Trend Vs. Chop III - Weekly Bars

Last week I looked at trending vs. chopping tendencies for the market in both the daily and intraday timeframes. What I found is that in both time frames the market has evolved from trendy to choppy over time. Today I am going to look at weekly bars. I will also have some further follow-up later this week which look at the statistics of some of the “Trend vs. Chop” results.

I’m going to use the same “system” as last week to display weekly tendencies. The first test here buys on the close of any up bar and reverses to short at the close of any down bar. Like last week, the trades were at a constant $100,000 per trade for the entire period. No commissions or slippage are figured in to the test. A rising graph would indicate follow through is dominant while a falling graph would indicate reversals are dominant. Sideways action would suggest no tendency.

Unlike the daily and intraday time frames, which favored trendiness through much of their history until fairly recently, the weekly timeframe has been more prone to chop since the early 70’s.

As I did last week, let’s now break that down into upside follow-through and downside follow-through. You’ll see a large difference here. The chart below looks at the results of shorting down weeks.

In the bear market of the early 70’s this was profitable as the market tended to show persistent weakness.

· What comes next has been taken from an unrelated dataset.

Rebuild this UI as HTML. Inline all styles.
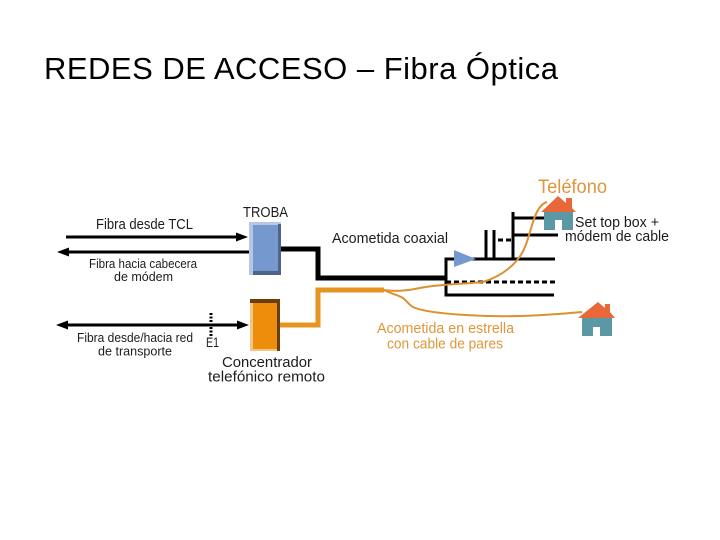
<!DOCTYPE html>
<html>
<head>
<meta charset="utf-8">
<style>
html,body{margin:0;padding:0;background:#fff;width:720px;height:540px;overflow:hidden}
svg{display:block}
text{font-family:"Liberation Sans",sans-serif}
</style>
</head>
<body>
<svg width="720" height="540" viewBox="0 0 720 540" xmlns="http://www.w3.org/2000/svg">
<text x="44" y="79" font-size="31" fill="#000" textLength="514" lengthAdjust="spacing">REDES DE ACCESO – Fibra Óptica</text>

<!-- left arrows -->
<g fill="#000">
<rect x="66" y="235.500" width="172" height="3"/><path d="M248 237 L236 232.500 V241.500Z"/>
<rect x="66" y="250.500" width="184" height="3"/><path d="M57 252 L69 247.500 V256.500Z"/>
<rect x="66" y="323.500" width="174" height="3"/><path d="M249 325 L237 320.500 V329.500Z"/><path d="M56 325 L68 320.500 V329.500Z"/>
</g>
<line x1="211" y1="313" x2="211" y2="336" stroke="#000" stroke-width="3" stroke-dasharray="2 1.500"/>

<!-- TROBA -->
<rect x="249" y="222" width="32" height="53" fill="#b7c7e2"/>
<rect x="253" y="225" width="27" height="46" fill="#7598cf"/>
<rect x="278" y="224" width="3" height="51" fill="#4f6488"/>
<rect x="253" y="271" width="28" height="4" fill="#4f6488"/>

<!-- Concentrador -->
<rect x="250" y="299" width="30" height="52" fill="#f4c583"/>
<rect x="253" y="303" width="25" height="46" fill="#ec8e0c"/>
<rect x="250" y="299" width="30" height="4" fill="#6b3d0c"/>
<rect x="277" y="299" width="3" height="52" fill="#6b3d0c"/>

<!-- connectors -->
<path d="M281 249 H318 V278 H446" fill="none" stroke="#000" stroke-width="5"/>
<path d="M280 325 H318 V290 H384" fill="none" stroke="#e59420" stroke-width="5"/>

<!-- coax tree -->
<g fill="none" stroke="#000">
<path d="M555 259 H446 V295 H554" stroke-width="3"/>
<line x1="446" y1="282" x2="555" y2="282" stroke-width="3" stroke-dasharray="5 3"/>
<line x1="486" y1="230" x2="486" y2="259" stroke-width="3"/>
<line x1="494" y1="230" x2="494" y2="259" stroke-width="3"/>
<line x1="498" y1="240" x2="512" y2="240" stroke-width="3" stroke-dasharray="5 3"/>
<line x1="513" y1="212" x2="513" y2="259" stroke-width="3"/>
<line x1="513" y1="218" x2="546" y2="218" stroke-width="3"/>
<line x1="513" y1="235" x2="558" y2="235" stroke-width="3"/>
</g>
<path d="M454 250 L476 259 L454 267Z" fill="#7598cf"/>

<!-- thin orange curves -->
<g fill="none" stroke="#dd9030" stroke-width="2">
<path d="M384 290 C398 292 410 290 420 288 C440 284 465 284 483 282 C502 276 518 264 525 247 C532 230 534 206 547 202"/>
<path d="M384 290 C392 294 398 295 403 298 C408 302 409 305 413 307 C425 313 460 315 487 316 C520 317 550 315 582 312"/>
</g>

<!-- houses -->
<g>
<path d="M544 212 H573 V230 H562 V220 H555 V230 H544Z" fill="#5b98a6"/>
<path d="M541 212 L558 196 L566 203 V198 H572 V208 L576 212Z" fill="#e8683a"/>
<path d="M582 318 H612 V336 H600 V327 H593 V336 H582Z" fill="#5b98a6"/>
<path d="M578 318 L598 302 L605 308 V304 H610 V312 L615 318Z" fill="#e8683a"/>
</g>

<!-- labels -->
<g fill="#1c1c1c">
<text x="96" y="229" font-size="14.500" textLength="97" lengthAdjust="spacingAndGlyphs">Fibra desde TCL</text>
<text x="243" y="217" font-size="15" textLength="45" lengthAdjust="spacingAndGlyphs">TROBA</text>
<text x="89" y="268" font-size="12.500" textLength="108" lengthAdjust="spacingAndGlyphs">Fibra hacia cabecera</text>
<text x="114" y="281" font-size="12.500" textLength="59" lengthAdjust="spacingAndGlyphs">de módem</text>
<text x="77" y="342" font-size="13" textLength="116" lengthAdjust="spacingAndGlyphs">Fibra desde/hacia red</text>
<text x="98" y="355.500" font-size="13" textLength="74" lengthAdjust="spacingAndGlyphs">de transporte</text>
<text x="206" y="347" font-size="14" textLength="13" lengthAdjust="spacingAndGlyphs">E1</text>
<text x="222" y="367" font-size="15" textLength="90" lengthAdjust="spacingAndGlyphs">Concentrador</text>
<text x="208" y="381.500" font-size="15" textLength="117" lengthAdjust="spacingAndGlyphs">telefónico remoto</text>
<text x="332" y="243" font-size="15" textLength="116" lengthAdjust="spacingAndGlyphs">Acometida coaxial</text>
<text x="575" y="227" font-size="14.500" textLength="84" lengthAdjust="spacingAndGlyphs">Set top box +</text>
<text x="565" y="241" font-size="14.500" textLength="104" lengthAdjust="spacingAndGlyphs">módem de cable</text>
</g>
<g fill="#e0963a">
<text x="538" y="193" font-size="19" textLength="69" lengthAdjust="spacingAndGlyphs">Teléfono</text>
<text x="377" y="333" font-size="14.500" textLength="137" lengthAdjust="spacingAndGlyphs">Acometida en estrella</text>
<text x="387" y="348.500" font-size="14.500" textLength="116" lengthAdjust="spacingAndGlyphs">con cable de pares</text>
</g>
</svg>
</body>
</html>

Since then, with the exception of a few short periods during bear markets, buying the dips has worked quite well.

Now let’s look at what happened if you looked to buy strength:

Upside follow through was strong through the 60’s and until January of 1973. That is where you see the peak near the left hand side of the graph. Since that time the market has gone through cycles that sometimes favored buying strength and sometimes favored selling strength. Thirty-five years later the equity of the system is right back near its peak 1973 level. It should be no surprise that the current spike down began in 2007.

These results shouldn’t come as much of a surprise to people who have spent time evaluating or developing swing-trading systems. When trying to take advantage of 3-5 day moves, it is generally easier to develop long-only strategies that perform relatively well over time than to produce short-only strategies that perform consistently well. Hence a big reason you see so many more long-only systems. Of course in 2008 so far shorting strength has been easier than buying weakness.